Austrian painter Clemens Krauss has developed a potent, compelling impasto technique to realize his dynamic, figurative paintings of crowds or clusters of people that seem to pulsate. Applying thick, textural daubs of paint in swirling motions and weighty layers, he employs the medium in a liberal, sculptural manner and produces an unusual sense of perspective.

Aptly named “Friction,” Klauss’s solo exhibition, now on view at Sydney’s Dominik Mersch Gallery, features a bevy of the artist’s works, many of which embody the rich sense of resistance that the title suggests. The oil-on-canvas paintings by the Berlin-based artist recall those by artists like Vincent van Gogh, Jackson Pollock, and Willem de Kooning in terms of their use of of paint. Krauss differs though, in that he takes this abundance of material to a new level, and offsets it with expanses of bare canvas.
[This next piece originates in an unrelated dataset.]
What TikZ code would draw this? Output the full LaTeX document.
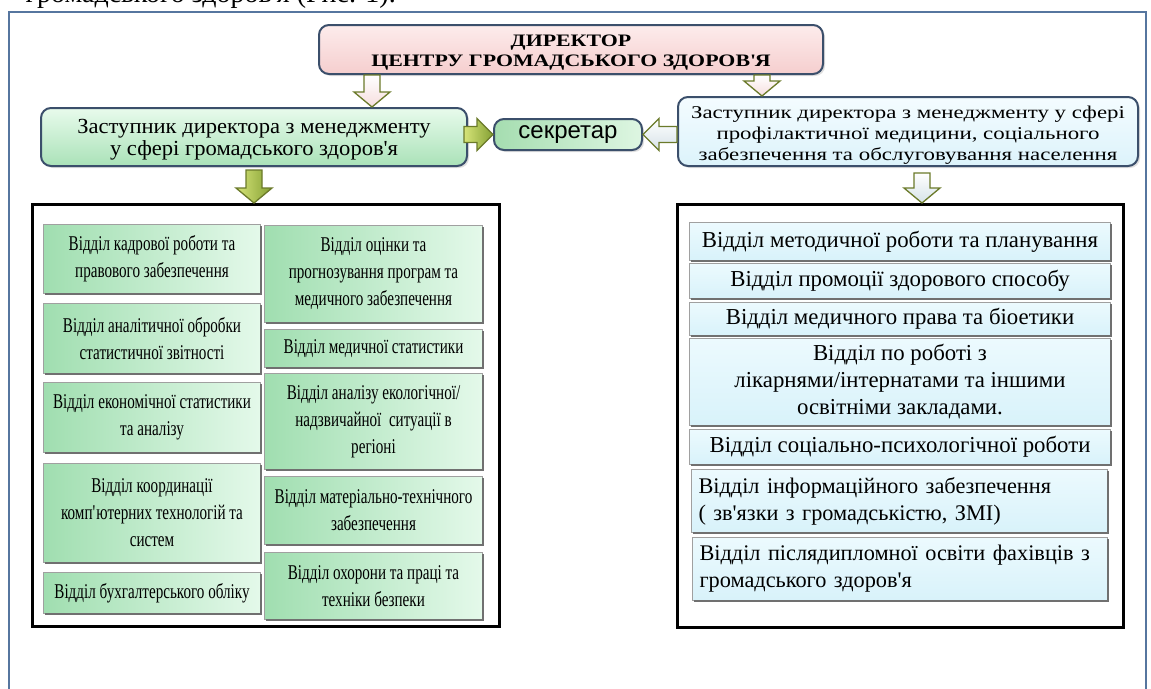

Krauss’s works, which sometimes take up to six weeks to dry, might assume a subtler or, at times, a drastically different character after they have set. Viewed from different angles, the densely applied paint lends an ever-shifting, visceral quality to the canvases, which ultimately compliments some of the more theoretical ideas underpinning Krauss’ works.

Krauss, who is an accredited doctor and psychoanalyst, often produces works that consider the vulnerabilities of people, physically and mentally, framed by social, cultural and political circumstances, particularly within the context of mass media. The show offers a visual sampling of the ways in which the mind and body affect one another within these contexts. In spite of their strong visual impact, Krauss’s figures often appear weak and weary; other times they are shown from above, as though they are being watched. Even when huddled together, hunched over and with repressed postures, they seem all the more vulnerable, as if under the deeply scrutinous eye of an analyst or critic. Somewhat fragmented and abstracted, the figures are at once decontextualized and undefined, yet ultimately roundly framed against a stark background, with a lack of context, not unlike the way the media sometimes portrays individuals.


—Grace-Yvette Gemmell


Friction” is on view at Dominik Mersch Gallery, Sydney, Nov. 26–Dec. 19, 2015.